>> START

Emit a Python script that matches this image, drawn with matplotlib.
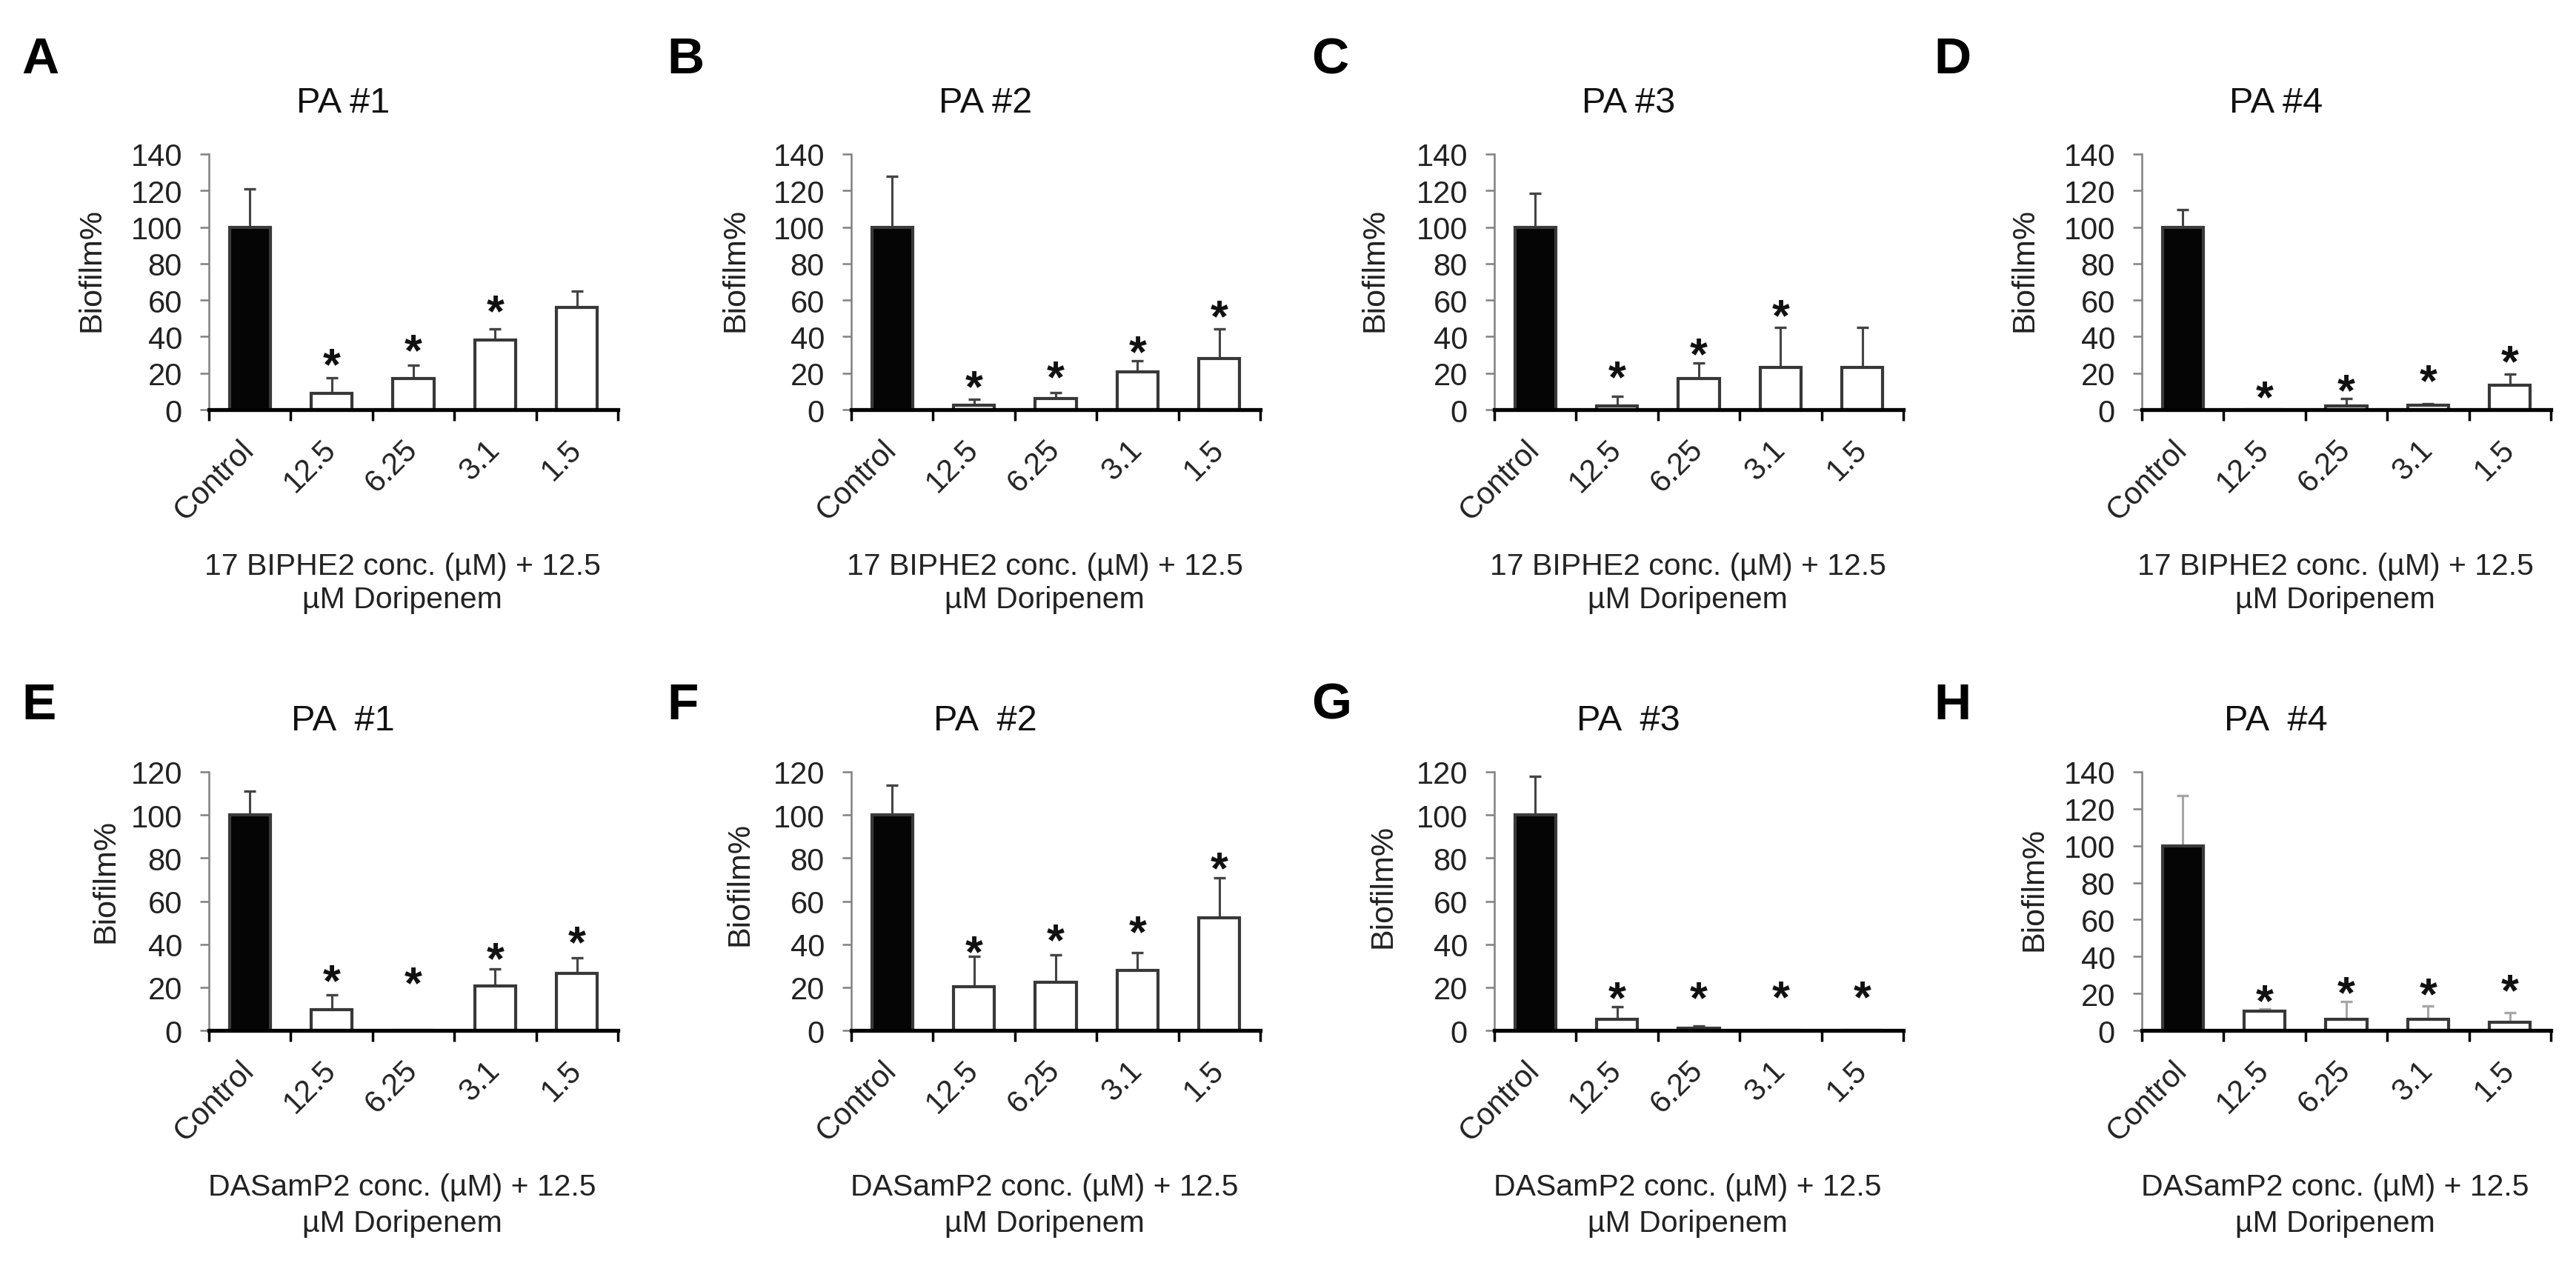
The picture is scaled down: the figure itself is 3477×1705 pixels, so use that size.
import numpy as np
import matplotlib
matplotlib.use('Agg')
import matplotlib.pyplot as plt
from matplotlib.transforms import ScaledTranslation

plt.rcParams['font.family'] = ['Liberation Sans', 'DejaVu Sans']

# 데이터
categories = ['Control', '12.5', '6.25', '3.1', '1.5']
letters = ['A', 'B', 'C', 'D', 'E', 'F', 'G', 'H']
titles = ['PA #1', 'PA #2', 'PA #3', 'PA #4', 'PA  #1', 'PA  #2', 'PA  #3', 'PA  #4']
xlabel_top = ['17 BIPHE2 conc. (\u00b5M) + 12.5', '\u00b5M Doripenem']
xlabel_bottom = ['DASamP2 conc. (\u00b5M) + 12.5', '\u00b5M Doripenem']
ymax = [140, 140, 140, 140, 120, 120, 120, 140]

a_mean = [100, 8.8, 17.2, 38.1, 55.8]
a_err = [20.8, 8.8, 7.1, 6.0, 9.2]
a_star = [None, 29.2, 37.1, 58.4, None]

b_mean = [100, 2.3, 6.2, 20.6, 28.1]
b_err = [28.0, 3.2, 3.1, 6.2, 16.1]
b_star = [None, 17.2, 22.6, 36.4, 55.6]

c_mean = [100, 2.0, 17.2, 23.0, 23.0]
c_err = [18.3, 5.3, 8.2, 21.9, 21.9]
c_star = [None, 22.6, 35.0, 56.3, None]

d_mean = [100, 0, 2.0, 2.3, 13.5]
d_err = [9.7, 0, 4.2, 1.1, 6.1]
d_star = [None, 11.7, 15.1, 20.6, 30.9]

e_mean = [100, 9.6, 0, 20.8, 26.6]
e_err = [11.0, 7.0, 0, 7.7, 7.0]
e_star = [None, 27.0, 26.0, 37.4, 44.9]

f_mean = [100, 20.4, 22.3, 27.9, 52.1]
f_err = [13.8, 13.9, 12.8, 8.3, 18.8]
f_star = [None, 40.2, 45.8, 49.6, 79.2]

g_mean = [100, 5.3, 1.1, 0, 0]
g_err = [18.1, 5.6, 0.8, 0, 0]
g_star = [None, 18.9, 18.9, 19.4, 19.4]

h_mean = [100, 10.6, 6.2, 6.2, 4.4]
h_err = [27.2, 1.1, 9.6, 7.0, 5.1]
h_star = [None, 20.5, 24.9, 24.2, 26.4]

means = [a_mean, b_mean, c_mean, d_mean, e_mean, f_mean, g_mean, h_mean]
errs = [a_err, b_err, c_err, d_err, e_err, f_err, g_err, h_err]
stars = [a_star, b_star, c_star, d_star, e_star, f_star, g_star, h_star]

# 레이아웃 (픽셀)
W, H = 3477, 1706
col_left = [282, 1149, 2017, 2891]
ax_w = 552
row_top = [209, 1043]
ax_h = [345, 349]
letter_x = [29, 900, 1770, 2610]
letter_base = [99, 971]
ylabel_pad = [24, 22, 26, 24, 10, 18, 18, 14]
ylabel_y = [0.55, 0.55, 0.55, 0.55, 0.58, 0.57, 0.56, 0.55]
err_colors = ['#444444'] * 7 + ['#a6a6a6']

fig = plt.figure(figsize=(W / 100, H / 100), dpi=100)

for k in range(8):
    r, c = divmod(k, 4)
    left = col_left[c] / W
    bottom = 1 - (row_top[r] + ax_h[r]) / H
    ax = fig.add_axes([left, bottom, ax_w / W, ax_h[r] / H])

    x = np.arange(len(categories))
    m = np.array(means[k], dtype=float)
    e = np.array(errs[k], dtype=float)
    face = ['#050505'] + ['white'] * 4
    edge = ['#3a3a3a'] + ['#383838'] * 4
    ax.bar(x, m, width=0.5, color=face, edgecolor=edge, linewidth=3, zorder=3)
    keep = e > 0
    ax.errorbar(x[keep], m[keep], yerr=[np.zeros(keep.sum()), e[keep]], fmt='none',
                ecolor=err_colors[k], elinewidth=2.2, capsize=5.5, capthick=2.4, zorder=2)

    # 유의성 별표
    for i, s in enumerate(stars[k]):
        if s is None:
            continue
        ax.annotate('*', xy=(i, s), xytext=(0, -22), textcoords='offset points',
                    ha='center', va='baseline', fontsize=44, fontweight='bold', color='#111111')

    ax.set_xlim(-0.5, 4.5)
    ax.set_ylim(0, ymax[k])
    ax.set_yticks(np.arange(0, ymax[k] + 1, 20))
    ax.set_xticks(x)
    ax.set_xticks(np.arange(-0.5, 4.6, 1), minor=True)
    ax.set_xticklabels(categories, rotation=45, ha='right', va='center',
                       rotation_mode='anchor', fontsize=30, color='#222222')
    for lab in ax.get_xticklabels():
        lab.set_transform(lab.get_transform() + ScaledTranslation(0.2, 0, fig.dpi_scale_trans))
    ax.tick_params(axis='x', which='major', length=0, pad=34)
    ax.tick_params(axis='x', which='minor', length=10.5, width=2.5, color='black', direction='out')
    ax.tick_params(axis='y', length=9, width=1.8, color='#808080', pad=17,
                   labelsize=30, labelcolor='#222222')

    for sp in ['top', 'right']:
        ax.spines[sp].set_visible(False)
    ax.spines['bottom'].set_linewidth(3.8)
    ax.spines['bottom'].set_color('black')
    ax.spines['bottom'].set_zorder(4)
    ax.spines['left'].set_linewidth(1.8)
    ax.spines['left'].set_color('#808080')

    ax.set_ylabel('Biofilm%', fontsize=31, color='#222222', labelpad=ylabel_pad[k], y=ylabel_y[k])

    # 제목 (차트 영역 중앙)
    ax.text(0.5 - 95 / ax_w, 1 + 57 / ax_h[r], titles[k], transform=ax.transAxes,
            ha='center', va='baseline', fontsize=35, color='#111111')

    lines = xlabel_top if r == 0 else xlabel_bottom
    gap2 = 267 if r == 0 else 271
    ax.text(0.5 - 15 / ax_w, -222 / ax_h[r], lines[0], transform=ax.transAxes,
            ha='center', va='baseline', fontsize=29.5, color='#222222')
    ax.text(0.5 - 15 / ax_w, -gap2 / ax_h[r], lines[1], transform=ax.transAxes,
            ha='center', va='baseline', fontsize=29.5, color='#222222')

    fig.text(letter_x[c] / W, 1 - letter_base[r] / H, letters[k], ha='left', va='baseline',
             fontsize=50, fontweight='bold')

plt.savefig('out.png', dpi=100, facecolor='white')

>> END

**What to do**
Your task is to repeat the material above exactly, without its pictures.

**Full output**
Emit a Python script that matches this image, drawn with matplotlib.
The picture is scaled down: the figure itself is 3477×1705 pixels, so use that size.
import numpy as np
import matplotlib
matplotlib.use('Agg')
import matplotlib.pyplot as plt
from matplotlib.transforms import ScaledTranslation

plt.rcParams['font.family'] = ['Liberation Sans', 'DejaVu Sans']

# 데이터
categories = ['Control', '12.5', '6.25', '3.1', '1.5']
letters = ['A', 'B', 'C', 'D', 'E', 'F', 'G', 'H']
titles = ['PA #1', 'PA #2', 'PA #3', 'PA #4', 'PA  #1', 'PA  #2', 'PA  #3', 'PA  #4']
xlabel_top = ['17 BIPHE2 conc. (\u00b5M) + 12.5', '\u00b5M Doripenem']
xlabel_bottom = ['DASamP2 conc. (\u00b5M) + 12.5', '\u00b5M Doripenem']
ymax = [140, 140, 140, 140, 120, 120, 120, 140]

a_mean = [100, 8.8, 17.2, 38.1, 55.8]
a_err = [20.8, 8.8, 7.1, 6.0, 9.2]
a_star = [None, 29.2, 37.1, 58.4, None]

b_mean = [100, 2.3, 6.2, 20.6, 28.1]
b_err = [28.0, 3.2, 3.1, 6.2, 16.1]
b_star = [None, 17.2, 22.6, 36.4, 55.6]

c_mean = [100, 2.0, 17.2, 23.0, 23.0]
c_err = [18.3, 5.3, 8.2, 21.9, 21.9]
c_star = [None, 22.6, 35.0, 56.3, None]

d_mean = [100, 0, 2.0, 2.3, 13.5]
d_err = [9.7, 0, 4.2, 1.1, 6.1]
d_star = [None, 11.7, 15.1, 20.6, 30.9]

e_mean = [100, 9.6, 0, 20.8, 26.6]
e_err = [11.0, 7.0, 0, 7.7, 7.0]
e_star = [None, 27.0, 26.0, 37.4, 44.9]

f_mean = [100, 20.4, 22.3, 27.9, 52.1]
f_err = [13.8, 13.9, 12.8, 8.3, 18.8]
f_star = [None, 40.2, 45.8, 49.6, 79.2]

g_mean = [100, 5.3, 1.1, 0, 0]
g_err = [18.1, 5.6, 0.8, 0, 0]
g_star = [None, 18.9, 18.9, 19.4, 19.4]

h_mean = [100, 10.6, 6.2, 6.2, 4.4]
h_err = [27.2, 1.1, 9.6, 7.0, 5.1]
h_star = [None, 20.5, 24.9, 24.2, 26.4]

means = [a_mean, b_mean, c_mean, d_mean, e_mean, f_mean, g_mean, h_mean]
errs = [a_err, b_err, c_err, d_err, e_err, f_err, g_err, h_err]
stars = [a_star, b_star, c_star, d_star, e_star, f_star, g_star, h_star]

# 레이아웃 (픽셀)
W, H = 3477, 1706
col_left = [282, 1149, 2017, 2891]
ax_w = 552
row_top = [209, 1043]
ax_h = [345, 349]
letter_x = [29, 900, 1770, 2610]
letter_base = [99, 971]
ylabel_pad = [24, 22, 26, 24, 10, 18, 18, 14]
ylabel_y = [0.55, 0.55, 0.55, 0.55, 0.58, 0.57, 0.56, 0.55]
err_colors = ['#444444'] * 7 + ['#a6a6a6']

fig = plt.figure(figsize=(W / 100, H / 100), dpi=100)

for k in range(8):
    r, c = divmod(k, 4)
    left = col_left[c] / W
    bottom = 1 - (row_top[r] + ax_h[r]) / H
    ax = fig.add_axes([left, bottom, ax_w / W, ax_h[r] / H])

    x = np.arange(len(categories))
    m = np.array(means[k], dtype=float)
    e = np.array(errs[k], dtype=float)
    face = ['#050505'] + ['white'] * 4
    edge = ['#3a3a3a'] + ['#383838'] * 4
    ax.bar(x, m, width=0.5, color=face, edgecolor=edge, linewidth=3, zorder=3)
    keep = e > 0
    ax.errorbar(x[keep], m[keep], yerr=[np.zeros(keep.sum()), e[keep]], fmt='none',
                ecolor=err_colors[k], elinewidth=2.2, capsize=5.5, capthick=2.4, zorder=2)

    # 유의성 별표
    for i, s in enumerate(stars[k]):
        if s is None:
            continue
        ax.annotate('*', xy=(i, s), xytext=(0, -22), textcoords='offset points',
                    ha='center', va='baseline', fontsize=44, fontweight='bold', color='#111111')

    ax.set_xlim(-0.5, 4.5)
    ax.set_ylim(0, ymax[k])
    ax.set_yticks(np.arange(0, ymax[k] + 1, 20))
    ax.set_xticks(x)
    ax.set_xticks(np.arange(-0.5, 4.6, 1), minor=True)
    ax.set_xticklabels(categories, rotation=45, ha='right', va='center',
                       rotation_mode='anchor', fontsize=30, color='#222222')
    for lab in ax.get_xticklabels():
        lab.set_transform(lab.get_transform() + ScaledTranslation(0.2, 0, fig.dpi_scale_trans))
    ax.tick_params(axis='x', which='major', length=0, pad=34)
    ax.tick_params(axis='x', which='minor', length=10.5, width=2.5, color='black', direction='out')
    ax.tick_params(axis='y', length=9, width=1.8, color='#808080', pad=17,
                   labelsize=30, labelcolor='#222222')

    for sp in ['top', 'right']:
        ax.spines[sp].set_visible(False)
    ax.spines['bottom'].set_linewidth(3.8)
    ax.spines['bottom'].set_color('black')
    ax.spines['bottom'].set_zorder(4)
    ax.spines['left'].set_linewidth(1.8)
    ax.spines['left'].set_color('#808080')

    ax.set_ylabel('Biofilm%', fontsize=31, color='#222222', labelpad=ylabel_pad[k], y=ylabel_y[k])

    # 제목 (차트 영역 중앙)
    ax.text(0.5 - 95 / ax_w, 1 + 57 / ax_h[r], titles[k], transform=ax.transAxes,
            ha='center', va='baseline', fontsize=35, color='#111111')

    lines = xlabel_top if r == 0 else xlabel_bottom
    gap2 = 267 if r == 0 else 271
    ax.text(0.5 - 15 / ax_w, -222 / ax_h[r], lines[0], transform=ax.transAxes,
            ha='center', va='baseline', fontsize=29.5, color='#222222')
    ax.text(0.5 - 15 / ax_w, -gap2 / ax_h[r], lines[1], transform=ax.transAxes,
            ha='center', va='baseline', fontsize=29.5, color='#222222')

    fig.text(letter_x[c] / W, 1 - letter_base[r] / H, letters[k], ha='left', va='baseline',
             fontsize=50, fontweight='bold')

plt.savefig('out.png', dpi=100, facecolor='white')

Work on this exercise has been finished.